The above steps implement the CopyOnWrite idea: the write operation is performed on the copied container, and the list is not locked when reading data. It can be seen that if a new read thread enters during the process of copying the container, it will still read the old data because the object reference has not been changed at that time.
Next, let’s analyze the code of the read operation, which includes two overloaded methods of get
and the getArray
method. The code is as follows:
public E get(int index) {
return get(getArray(), index);
}
final Object[] getArray() {
return array;
}
private E get(Object[] a, int index) {
return (E) a[index];
}
It can be seen that the get-related operations are not locked, ensuring fast reading operations.

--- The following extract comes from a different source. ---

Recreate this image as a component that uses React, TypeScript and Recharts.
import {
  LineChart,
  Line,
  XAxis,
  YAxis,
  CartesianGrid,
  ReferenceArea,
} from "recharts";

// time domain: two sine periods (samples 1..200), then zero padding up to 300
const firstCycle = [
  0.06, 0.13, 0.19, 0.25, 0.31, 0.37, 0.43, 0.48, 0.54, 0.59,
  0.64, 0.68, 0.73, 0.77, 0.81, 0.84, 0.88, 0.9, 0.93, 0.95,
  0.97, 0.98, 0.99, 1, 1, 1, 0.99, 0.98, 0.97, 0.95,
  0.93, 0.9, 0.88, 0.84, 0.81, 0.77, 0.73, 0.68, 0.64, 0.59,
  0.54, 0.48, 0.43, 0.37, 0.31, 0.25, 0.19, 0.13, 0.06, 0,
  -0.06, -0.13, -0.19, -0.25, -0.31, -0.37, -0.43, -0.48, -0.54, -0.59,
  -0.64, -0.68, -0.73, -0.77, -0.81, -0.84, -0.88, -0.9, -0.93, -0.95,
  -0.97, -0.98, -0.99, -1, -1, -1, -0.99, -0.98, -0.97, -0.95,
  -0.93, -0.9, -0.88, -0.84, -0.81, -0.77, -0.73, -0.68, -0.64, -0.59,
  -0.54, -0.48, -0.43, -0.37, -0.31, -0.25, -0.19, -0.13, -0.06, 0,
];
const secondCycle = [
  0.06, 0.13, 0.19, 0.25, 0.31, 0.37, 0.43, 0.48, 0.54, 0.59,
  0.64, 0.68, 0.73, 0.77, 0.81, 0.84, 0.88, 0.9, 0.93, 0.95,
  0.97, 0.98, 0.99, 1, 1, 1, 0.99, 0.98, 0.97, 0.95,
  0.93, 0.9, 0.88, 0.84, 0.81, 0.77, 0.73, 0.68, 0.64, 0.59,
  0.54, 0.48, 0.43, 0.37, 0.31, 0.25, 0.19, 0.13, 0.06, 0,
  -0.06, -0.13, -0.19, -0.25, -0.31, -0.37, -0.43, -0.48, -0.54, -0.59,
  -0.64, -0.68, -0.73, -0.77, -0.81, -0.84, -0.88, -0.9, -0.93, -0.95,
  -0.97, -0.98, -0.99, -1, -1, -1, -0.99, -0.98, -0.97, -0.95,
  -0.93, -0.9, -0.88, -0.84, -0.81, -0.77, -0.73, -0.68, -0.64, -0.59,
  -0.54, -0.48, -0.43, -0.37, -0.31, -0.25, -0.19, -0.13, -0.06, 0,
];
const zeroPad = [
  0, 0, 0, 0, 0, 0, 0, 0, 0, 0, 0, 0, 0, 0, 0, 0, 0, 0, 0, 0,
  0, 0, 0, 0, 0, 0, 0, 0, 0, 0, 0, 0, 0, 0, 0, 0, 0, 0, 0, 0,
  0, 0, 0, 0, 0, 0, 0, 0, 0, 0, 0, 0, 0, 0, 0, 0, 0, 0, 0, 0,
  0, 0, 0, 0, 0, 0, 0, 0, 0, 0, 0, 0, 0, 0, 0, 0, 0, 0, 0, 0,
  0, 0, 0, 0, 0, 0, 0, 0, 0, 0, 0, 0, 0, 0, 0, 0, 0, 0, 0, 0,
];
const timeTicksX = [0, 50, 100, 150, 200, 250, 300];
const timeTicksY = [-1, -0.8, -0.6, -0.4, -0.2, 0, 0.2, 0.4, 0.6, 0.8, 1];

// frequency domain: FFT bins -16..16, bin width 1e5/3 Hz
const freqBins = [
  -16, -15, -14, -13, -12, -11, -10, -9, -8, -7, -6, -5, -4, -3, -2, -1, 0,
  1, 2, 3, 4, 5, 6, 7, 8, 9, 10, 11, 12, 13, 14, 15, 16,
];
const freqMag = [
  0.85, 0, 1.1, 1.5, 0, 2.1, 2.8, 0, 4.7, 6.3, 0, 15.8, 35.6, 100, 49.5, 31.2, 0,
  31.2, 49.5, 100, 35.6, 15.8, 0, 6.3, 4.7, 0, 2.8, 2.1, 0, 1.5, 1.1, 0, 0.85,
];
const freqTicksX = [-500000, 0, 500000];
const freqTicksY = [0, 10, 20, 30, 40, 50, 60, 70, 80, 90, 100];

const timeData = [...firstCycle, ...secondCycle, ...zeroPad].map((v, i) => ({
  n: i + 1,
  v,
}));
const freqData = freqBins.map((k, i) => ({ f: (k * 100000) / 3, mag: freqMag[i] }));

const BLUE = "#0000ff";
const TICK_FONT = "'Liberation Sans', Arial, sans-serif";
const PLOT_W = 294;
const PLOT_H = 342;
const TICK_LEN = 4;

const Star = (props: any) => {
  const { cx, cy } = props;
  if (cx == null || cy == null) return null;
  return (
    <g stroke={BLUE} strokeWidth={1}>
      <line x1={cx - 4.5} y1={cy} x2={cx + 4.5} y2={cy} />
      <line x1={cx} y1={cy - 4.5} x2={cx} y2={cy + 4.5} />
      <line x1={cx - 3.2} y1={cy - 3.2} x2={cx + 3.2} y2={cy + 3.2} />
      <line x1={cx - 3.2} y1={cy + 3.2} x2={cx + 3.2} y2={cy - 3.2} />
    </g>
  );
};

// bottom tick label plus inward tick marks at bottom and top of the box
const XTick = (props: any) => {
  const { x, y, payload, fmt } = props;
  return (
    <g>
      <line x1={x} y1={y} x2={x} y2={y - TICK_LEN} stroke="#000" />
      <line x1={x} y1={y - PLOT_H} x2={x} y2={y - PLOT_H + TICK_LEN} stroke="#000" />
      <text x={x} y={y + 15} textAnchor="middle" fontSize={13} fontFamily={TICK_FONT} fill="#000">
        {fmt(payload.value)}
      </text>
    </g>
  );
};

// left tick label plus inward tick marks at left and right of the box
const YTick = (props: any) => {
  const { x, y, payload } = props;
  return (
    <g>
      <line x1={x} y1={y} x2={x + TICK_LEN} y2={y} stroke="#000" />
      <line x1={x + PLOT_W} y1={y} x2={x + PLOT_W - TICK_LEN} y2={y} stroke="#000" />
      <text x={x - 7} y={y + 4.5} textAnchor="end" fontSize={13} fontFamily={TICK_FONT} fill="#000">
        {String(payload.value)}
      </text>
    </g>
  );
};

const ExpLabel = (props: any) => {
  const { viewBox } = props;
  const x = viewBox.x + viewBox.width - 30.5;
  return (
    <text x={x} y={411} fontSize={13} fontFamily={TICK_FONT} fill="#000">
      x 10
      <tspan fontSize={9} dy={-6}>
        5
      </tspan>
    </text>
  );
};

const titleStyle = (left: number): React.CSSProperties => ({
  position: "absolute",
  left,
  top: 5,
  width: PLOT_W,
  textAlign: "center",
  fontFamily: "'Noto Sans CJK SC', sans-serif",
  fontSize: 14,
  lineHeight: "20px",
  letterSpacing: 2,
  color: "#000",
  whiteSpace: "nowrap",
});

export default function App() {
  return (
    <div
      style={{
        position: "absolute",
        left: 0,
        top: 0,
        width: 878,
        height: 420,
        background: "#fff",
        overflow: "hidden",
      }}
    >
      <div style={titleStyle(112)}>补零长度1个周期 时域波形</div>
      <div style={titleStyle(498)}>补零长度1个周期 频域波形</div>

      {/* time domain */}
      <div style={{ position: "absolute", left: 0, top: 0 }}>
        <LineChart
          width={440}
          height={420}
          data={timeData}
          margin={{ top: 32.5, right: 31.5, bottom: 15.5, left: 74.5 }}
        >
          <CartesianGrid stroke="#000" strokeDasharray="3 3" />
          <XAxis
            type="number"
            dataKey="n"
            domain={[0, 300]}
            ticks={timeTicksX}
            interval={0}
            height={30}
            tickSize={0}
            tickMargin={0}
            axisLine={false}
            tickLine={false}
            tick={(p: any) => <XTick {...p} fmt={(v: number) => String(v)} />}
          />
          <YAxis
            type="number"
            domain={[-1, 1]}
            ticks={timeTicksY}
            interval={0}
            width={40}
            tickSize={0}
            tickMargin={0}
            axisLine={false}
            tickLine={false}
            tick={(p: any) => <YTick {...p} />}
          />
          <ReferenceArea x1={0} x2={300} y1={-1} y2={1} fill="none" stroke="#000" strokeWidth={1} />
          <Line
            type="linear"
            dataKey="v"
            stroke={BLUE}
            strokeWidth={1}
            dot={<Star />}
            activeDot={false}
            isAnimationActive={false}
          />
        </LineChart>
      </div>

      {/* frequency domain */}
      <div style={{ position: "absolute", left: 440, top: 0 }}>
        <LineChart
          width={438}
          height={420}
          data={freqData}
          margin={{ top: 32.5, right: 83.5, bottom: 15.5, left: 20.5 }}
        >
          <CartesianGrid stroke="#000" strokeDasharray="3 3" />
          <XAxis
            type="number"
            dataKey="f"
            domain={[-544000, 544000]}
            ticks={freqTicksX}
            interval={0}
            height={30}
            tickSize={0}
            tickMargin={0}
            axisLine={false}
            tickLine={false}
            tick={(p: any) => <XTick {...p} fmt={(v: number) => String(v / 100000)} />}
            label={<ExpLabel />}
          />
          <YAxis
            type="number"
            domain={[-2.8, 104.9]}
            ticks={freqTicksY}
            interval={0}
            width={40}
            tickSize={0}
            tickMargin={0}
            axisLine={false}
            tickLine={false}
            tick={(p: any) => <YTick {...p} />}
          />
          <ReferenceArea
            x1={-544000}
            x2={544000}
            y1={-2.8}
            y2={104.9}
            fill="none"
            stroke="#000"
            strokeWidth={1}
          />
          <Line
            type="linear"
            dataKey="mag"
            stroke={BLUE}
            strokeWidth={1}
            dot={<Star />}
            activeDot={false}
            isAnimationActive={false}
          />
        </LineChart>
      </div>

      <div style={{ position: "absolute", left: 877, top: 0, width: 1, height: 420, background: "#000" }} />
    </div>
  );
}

- Iterator COWIterator class
This iterator has two important properties: Object[] snapshot
and int cursor
. snapshot
represents the snapshot of the array at the time the iterator is created, and cursor
represents the iterator’s cursor. The constructor of the iterator is as follows:
private COWIterator(Object[] elements, int initialCursor) {
cursor = initialCursor;
snapshot = elements;
}
It can be seen that when the iterator is constructed, the elements
at that time is assigned to snapshot
. All subsequent operations of the iterator are based on the snapshot
array. For example:
public E next() {
if (!hasNext())
throw new NoSuchElementException();
return (E) snapshot[cursor++];
}
In the next
method, it can be seen that the returned content is from the snapshot
object. Therefore, even if the original array is modified later, the snapshot
will neither be aware of nor affected by those changes. The iterator does not require locking for iteration operations and will not throw exceptions due to concurrent modifications. The results returned by the iterator are consistent with the contents at the time of iterator creation.
Above, we have introduced CopyOnWriteArrayList. We have described the characteristics of Vector and Collections.synchronizedList() before its birth, the applicable scenarios and read/write rules of CopyOnWriteArrayList, and the two characteristics of write-on-copy and allowing modification during iteration. We also mentioned three drawbacks: memory consumption, high cost of copying in cases of many or complex elements, and data consistency issues. Finally, we analyzed its important source code.